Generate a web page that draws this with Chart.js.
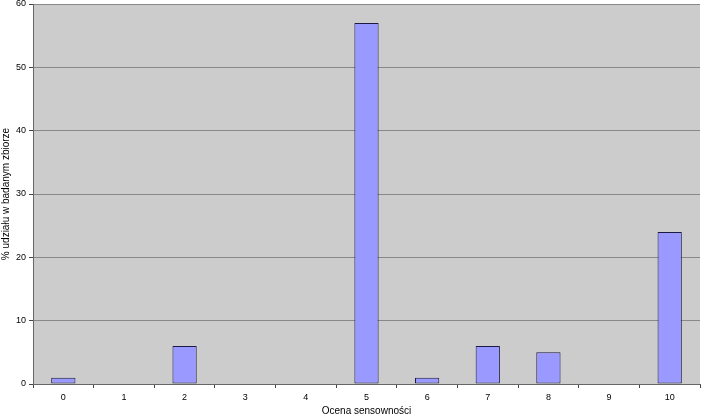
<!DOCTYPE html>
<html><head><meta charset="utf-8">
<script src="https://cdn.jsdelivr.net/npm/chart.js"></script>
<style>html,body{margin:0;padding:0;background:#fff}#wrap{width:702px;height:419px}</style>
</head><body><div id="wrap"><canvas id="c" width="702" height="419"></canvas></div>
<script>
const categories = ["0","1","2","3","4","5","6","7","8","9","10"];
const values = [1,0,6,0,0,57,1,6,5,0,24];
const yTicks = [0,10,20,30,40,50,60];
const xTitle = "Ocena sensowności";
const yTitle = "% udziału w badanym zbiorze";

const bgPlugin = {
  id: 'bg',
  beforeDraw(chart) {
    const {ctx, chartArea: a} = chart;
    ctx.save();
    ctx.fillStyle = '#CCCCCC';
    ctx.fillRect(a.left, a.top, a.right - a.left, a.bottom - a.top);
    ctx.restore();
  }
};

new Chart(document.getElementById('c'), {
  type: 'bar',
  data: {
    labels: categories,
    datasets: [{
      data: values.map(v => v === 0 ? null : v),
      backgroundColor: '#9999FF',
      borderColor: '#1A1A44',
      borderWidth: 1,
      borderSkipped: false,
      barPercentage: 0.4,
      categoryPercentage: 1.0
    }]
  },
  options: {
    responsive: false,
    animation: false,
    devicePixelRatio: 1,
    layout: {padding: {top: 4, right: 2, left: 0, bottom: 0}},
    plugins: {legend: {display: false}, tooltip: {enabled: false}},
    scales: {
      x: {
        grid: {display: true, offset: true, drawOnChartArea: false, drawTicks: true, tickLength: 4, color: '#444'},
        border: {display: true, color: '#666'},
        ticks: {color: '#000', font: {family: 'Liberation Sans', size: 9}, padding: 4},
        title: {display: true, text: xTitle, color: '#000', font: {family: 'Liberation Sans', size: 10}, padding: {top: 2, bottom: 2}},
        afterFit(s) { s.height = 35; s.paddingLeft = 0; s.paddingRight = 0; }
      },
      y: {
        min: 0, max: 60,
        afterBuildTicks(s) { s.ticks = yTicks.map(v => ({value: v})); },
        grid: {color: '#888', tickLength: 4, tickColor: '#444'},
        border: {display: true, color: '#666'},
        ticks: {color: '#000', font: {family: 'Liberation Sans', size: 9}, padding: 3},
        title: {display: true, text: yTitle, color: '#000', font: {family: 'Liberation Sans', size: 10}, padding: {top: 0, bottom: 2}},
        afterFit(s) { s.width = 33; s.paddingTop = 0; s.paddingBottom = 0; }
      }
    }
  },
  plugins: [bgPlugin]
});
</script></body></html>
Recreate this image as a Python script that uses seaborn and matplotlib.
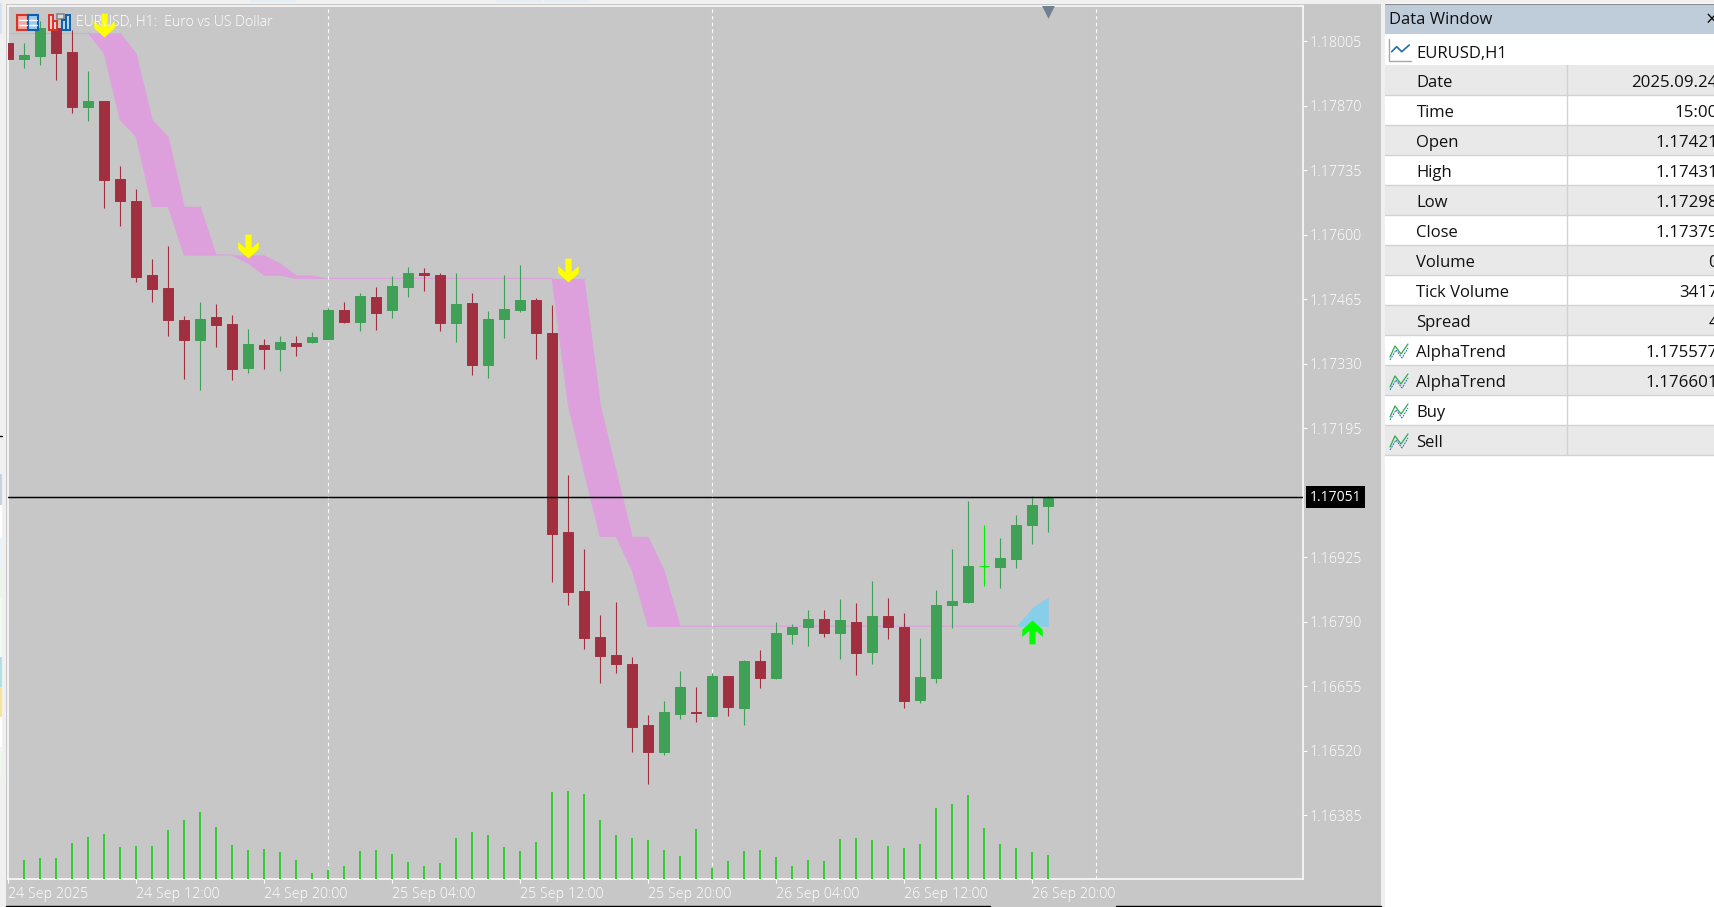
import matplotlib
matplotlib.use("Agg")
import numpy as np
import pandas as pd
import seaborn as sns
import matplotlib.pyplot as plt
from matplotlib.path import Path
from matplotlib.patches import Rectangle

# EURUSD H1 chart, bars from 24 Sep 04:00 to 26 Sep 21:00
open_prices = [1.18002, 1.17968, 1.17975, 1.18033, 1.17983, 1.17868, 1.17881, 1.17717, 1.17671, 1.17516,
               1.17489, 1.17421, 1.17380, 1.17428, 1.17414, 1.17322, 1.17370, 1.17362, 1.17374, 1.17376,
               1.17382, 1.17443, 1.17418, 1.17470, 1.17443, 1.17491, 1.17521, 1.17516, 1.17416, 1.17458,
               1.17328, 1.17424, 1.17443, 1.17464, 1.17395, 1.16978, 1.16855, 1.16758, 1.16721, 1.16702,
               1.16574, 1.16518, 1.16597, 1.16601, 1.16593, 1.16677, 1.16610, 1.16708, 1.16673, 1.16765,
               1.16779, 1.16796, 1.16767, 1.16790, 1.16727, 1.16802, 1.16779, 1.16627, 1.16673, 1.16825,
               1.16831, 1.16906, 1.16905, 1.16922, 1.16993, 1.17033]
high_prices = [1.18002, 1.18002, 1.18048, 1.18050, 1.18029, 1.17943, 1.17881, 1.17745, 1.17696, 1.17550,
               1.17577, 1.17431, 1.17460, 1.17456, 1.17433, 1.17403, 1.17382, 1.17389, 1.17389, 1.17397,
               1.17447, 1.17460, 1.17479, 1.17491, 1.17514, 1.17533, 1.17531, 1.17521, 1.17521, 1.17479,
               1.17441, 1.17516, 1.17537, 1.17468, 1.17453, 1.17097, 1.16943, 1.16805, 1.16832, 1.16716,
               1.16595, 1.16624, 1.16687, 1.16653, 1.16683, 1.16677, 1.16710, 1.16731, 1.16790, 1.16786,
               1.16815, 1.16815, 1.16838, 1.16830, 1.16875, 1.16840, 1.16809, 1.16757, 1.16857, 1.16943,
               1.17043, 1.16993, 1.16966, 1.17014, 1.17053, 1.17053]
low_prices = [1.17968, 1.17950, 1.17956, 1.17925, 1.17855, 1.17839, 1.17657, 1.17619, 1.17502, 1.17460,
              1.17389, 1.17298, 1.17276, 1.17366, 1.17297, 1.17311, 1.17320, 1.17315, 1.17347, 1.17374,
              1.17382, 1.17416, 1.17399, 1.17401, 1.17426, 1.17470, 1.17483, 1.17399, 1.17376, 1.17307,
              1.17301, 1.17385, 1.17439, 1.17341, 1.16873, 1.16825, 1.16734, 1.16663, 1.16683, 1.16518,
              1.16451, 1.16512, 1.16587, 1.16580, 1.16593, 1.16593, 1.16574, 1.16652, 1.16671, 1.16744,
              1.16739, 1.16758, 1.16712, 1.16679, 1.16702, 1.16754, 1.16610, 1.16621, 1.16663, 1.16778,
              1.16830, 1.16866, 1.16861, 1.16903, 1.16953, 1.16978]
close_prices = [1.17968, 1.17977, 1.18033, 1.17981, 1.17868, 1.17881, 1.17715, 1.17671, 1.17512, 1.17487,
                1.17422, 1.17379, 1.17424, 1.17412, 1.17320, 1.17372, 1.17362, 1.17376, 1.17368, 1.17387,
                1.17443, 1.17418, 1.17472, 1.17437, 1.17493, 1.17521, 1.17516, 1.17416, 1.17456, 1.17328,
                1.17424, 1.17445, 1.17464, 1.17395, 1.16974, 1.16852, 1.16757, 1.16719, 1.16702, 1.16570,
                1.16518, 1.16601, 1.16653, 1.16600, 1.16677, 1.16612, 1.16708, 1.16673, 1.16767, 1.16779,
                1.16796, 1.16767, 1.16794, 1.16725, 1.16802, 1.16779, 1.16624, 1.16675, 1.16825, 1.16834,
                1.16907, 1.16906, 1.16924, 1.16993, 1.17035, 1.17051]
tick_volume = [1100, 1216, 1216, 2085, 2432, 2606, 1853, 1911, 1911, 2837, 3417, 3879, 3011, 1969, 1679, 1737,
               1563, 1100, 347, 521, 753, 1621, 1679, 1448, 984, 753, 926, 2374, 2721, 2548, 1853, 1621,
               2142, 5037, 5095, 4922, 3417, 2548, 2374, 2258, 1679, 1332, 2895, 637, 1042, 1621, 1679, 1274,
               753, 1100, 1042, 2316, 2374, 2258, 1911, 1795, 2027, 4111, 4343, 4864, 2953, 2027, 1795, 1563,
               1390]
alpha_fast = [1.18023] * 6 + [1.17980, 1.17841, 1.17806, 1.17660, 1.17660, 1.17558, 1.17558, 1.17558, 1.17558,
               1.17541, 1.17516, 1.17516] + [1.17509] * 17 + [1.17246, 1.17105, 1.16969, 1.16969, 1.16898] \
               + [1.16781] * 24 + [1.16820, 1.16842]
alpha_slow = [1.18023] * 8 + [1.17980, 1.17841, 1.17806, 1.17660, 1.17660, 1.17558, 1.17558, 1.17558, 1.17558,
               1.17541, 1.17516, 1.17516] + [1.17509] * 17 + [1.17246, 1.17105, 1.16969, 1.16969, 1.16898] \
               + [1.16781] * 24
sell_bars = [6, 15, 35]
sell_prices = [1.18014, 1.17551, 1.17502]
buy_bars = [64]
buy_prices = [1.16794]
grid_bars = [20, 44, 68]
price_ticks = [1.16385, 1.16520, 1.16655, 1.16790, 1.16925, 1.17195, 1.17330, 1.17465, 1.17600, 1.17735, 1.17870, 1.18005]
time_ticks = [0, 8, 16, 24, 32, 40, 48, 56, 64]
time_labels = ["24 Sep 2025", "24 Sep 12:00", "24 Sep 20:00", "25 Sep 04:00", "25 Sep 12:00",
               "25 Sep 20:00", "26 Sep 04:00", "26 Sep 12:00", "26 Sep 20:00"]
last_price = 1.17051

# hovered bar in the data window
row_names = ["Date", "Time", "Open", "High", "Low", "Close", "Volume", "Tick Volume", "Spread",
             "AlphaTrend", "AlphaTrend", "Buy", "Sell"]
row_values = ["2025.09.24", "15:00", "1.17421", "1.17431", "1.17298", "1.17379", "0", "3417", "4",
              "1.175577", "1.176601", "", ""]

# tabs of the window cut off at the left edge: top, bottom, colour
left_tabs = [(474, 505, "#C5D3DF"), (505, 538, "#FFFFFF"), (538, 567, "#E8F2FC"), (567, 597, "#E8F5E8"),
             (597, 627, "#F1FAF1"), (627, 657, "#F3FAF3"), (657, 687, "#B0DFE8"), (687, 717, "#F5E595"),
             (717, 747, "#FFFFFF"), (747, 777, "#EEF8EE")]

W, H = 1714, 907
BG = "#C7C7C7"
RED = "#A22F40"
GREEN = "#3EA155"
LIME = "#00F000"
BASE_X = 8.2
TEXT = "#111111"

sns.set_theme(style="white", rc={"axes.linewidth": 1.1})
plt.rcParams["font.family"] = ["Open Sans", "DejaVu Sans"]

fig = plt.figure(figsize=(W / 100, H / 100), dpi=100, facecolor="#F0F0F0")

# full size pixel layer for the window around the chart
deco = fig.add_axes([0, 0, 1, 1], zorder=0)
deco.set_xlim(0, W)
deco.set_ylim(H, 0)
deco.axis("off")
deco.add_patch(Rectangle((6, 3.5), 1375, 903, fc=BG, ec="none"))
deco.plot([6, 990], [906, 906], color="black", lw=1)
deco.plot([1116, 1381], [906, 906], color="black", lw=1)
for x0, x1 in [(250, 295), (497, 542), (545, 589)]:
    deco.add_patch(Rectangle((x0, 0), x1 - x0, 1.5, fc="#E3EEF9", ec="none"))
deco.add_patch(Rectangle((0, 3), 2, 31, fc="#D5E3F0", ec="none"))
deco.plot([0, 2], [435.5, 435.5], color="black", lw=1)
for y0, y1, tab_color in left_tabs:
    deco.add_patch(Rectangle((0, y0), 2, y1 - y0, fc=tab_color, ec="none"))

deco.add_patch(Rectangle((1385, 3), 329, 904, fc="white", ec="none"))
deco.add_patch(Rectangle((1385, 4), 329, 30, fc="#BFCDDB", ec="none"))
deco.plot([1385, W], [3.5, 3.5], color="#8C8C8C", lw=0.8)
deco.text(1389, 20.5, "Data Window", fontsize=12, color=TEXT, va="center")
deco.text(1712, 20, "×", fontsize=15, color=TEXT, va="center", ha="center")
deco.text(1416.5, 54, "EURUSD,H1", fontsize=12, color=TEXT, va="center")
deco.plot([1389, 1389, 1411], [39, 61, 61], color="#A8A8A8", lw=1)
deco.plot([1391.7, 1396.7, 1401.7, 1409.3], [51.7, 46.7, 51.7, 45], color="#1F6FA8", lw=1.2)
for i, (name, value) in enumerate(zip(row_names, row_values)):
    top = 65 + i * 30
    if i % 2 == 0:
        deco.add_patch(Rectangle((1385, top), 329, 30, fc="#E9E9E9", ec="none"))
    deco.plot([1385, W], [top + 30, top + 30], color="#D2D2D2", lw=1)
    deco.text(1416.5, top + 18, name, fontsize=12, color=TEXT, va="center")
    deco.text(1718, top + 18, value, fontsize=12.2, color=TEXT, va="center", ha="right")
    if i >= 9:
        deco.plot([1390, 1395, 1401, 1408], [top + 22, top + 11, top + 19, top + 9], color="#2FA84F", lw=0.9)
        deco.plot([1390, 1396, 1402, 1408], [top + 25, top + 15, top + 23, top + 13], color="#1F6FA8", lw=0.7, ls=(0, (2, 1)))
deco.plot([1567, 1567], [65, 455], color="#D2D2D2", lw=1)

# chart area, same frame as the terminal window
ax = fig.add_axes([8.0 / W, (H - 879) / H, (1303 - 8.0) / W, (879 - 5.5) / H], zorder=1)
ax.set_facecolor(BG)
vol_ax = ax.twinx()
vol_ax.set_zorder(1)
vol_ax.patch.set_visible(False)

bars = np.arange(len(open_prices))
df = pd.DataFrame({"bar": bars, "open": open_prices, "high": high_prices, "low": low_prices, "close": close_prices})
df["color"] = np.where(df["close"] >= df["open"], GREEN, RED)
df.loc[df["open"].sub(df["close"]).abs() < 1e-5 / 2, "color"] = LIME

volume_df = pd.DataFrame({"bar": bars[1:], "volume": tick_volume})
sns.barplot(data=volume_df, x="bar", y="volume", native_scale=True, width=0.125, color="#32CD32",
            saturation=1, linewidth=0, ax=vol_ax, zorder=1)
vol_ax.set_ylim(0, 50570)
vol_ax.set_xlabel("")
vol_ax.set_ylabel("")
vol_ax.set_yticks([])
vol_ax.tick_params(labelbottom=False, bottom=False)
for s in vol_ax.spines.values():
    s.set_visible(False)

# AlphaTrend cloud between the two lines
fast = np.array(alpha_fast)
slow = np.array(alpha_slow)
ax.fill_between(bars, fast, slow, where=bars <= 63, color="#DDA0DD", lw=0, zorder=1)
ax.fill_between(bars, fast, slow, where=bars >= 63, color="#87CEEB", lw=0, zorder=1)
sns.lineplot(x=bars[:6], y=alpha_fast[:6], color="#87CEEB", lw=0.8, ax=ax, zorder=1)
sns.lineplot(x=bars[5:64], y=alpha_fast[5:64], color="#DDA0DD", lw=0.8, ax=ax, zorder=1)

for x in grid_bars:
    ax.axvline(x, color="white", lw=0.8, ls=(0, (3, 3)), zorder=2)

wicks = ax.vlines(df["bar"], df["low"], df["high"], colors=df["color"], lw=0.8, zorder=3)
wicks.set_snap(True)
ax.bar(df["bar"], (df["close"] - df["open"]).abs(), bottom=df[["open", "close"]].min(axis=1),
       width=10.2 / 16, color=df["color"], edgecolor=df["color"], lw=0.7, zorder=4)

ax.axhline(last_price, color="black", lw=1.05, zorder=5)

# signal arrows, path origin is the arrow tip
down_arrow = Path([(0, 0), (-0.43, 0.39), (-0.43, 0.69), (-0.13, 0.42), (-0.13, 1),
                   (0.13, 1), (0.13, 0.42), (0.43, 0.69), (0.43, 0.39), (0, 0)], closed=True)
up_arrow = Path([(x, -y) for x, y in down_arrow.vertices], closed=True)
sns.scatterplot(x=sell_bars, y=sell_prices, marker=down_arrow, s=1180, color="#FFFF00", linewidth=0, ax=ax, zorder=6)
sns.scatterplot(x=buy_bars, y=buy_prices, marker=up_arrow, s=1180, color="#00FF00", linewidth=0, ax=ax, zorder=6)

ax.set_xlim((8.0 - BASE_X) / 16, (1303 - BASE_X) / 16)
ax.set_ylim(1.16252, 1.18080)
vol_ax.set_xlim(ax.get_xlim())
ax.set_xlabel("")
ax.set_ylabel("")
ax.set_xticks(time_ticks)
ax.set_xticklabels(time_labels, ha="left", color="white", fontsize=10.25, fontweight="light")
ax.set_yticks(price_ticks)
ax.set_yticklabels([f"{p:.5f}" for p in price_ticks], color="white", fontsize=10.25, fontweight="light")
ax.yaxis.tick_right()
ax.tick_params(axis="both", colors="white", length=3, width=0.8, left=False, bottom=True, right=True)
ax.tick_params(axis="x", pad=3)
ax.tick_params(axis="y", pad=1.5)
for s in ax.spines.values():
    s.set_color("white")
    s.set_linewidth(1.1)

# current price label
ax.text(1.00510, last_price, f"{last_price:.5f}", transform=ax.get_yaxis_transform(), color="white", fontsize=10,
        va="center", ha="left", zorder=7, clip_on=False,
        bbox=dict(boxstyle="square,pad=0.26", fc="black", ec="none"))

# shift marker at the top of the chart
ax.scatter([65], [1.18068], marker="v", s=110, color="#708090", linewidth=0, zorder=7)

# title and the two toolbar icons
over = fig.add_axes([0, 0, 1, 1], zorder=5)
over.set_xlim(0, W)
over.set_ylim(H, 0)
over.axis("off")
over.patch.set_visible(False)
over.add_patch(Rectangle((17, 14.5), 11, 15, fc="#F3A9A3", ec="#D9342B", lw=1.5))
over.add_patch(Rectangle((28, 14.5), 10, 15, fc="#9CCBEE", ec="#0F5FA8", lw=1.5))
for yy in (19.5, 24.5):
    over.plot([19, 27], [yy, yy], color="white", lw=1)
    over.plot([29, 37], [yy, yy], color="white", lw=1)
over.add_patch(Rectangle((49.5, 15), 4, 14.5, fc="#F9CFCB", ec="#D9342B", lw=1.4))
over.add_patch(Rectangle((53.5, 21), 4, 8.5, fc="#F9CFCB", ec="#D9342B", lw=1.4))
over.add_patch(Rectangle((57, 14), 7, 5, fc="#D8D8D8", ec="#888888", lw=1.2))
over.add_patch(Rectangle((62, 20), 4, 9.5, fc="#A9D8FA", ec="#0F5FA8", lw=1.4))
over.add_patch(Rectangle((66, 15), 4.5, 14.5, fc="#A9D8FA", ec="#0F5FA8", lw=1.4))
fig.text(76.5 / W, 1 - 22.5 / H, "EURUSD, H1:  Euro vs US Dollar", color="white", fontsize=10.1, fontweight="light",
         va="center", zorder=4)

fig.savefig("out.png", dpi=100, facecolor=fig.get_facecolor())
----
> [EXERCISE TASK]: Copy exactly the part of the material above that opens with the line containing "Recreate this image" and closes with the line containing "from matplotlib.patches import Rectangle", ends included. Drop the images.

> [COMPLETE OUTPUT]:
Recreate this image as a Python script that uses seaborn and matplotlib.
import matplotlib
matplotlib.use("Agg")
import numpy as np
import pandas as pd
import seaborn as sns
import matplotlib.pyplot as plt
from matplotlib.path import Path
from matplotlib.patches import Rectangle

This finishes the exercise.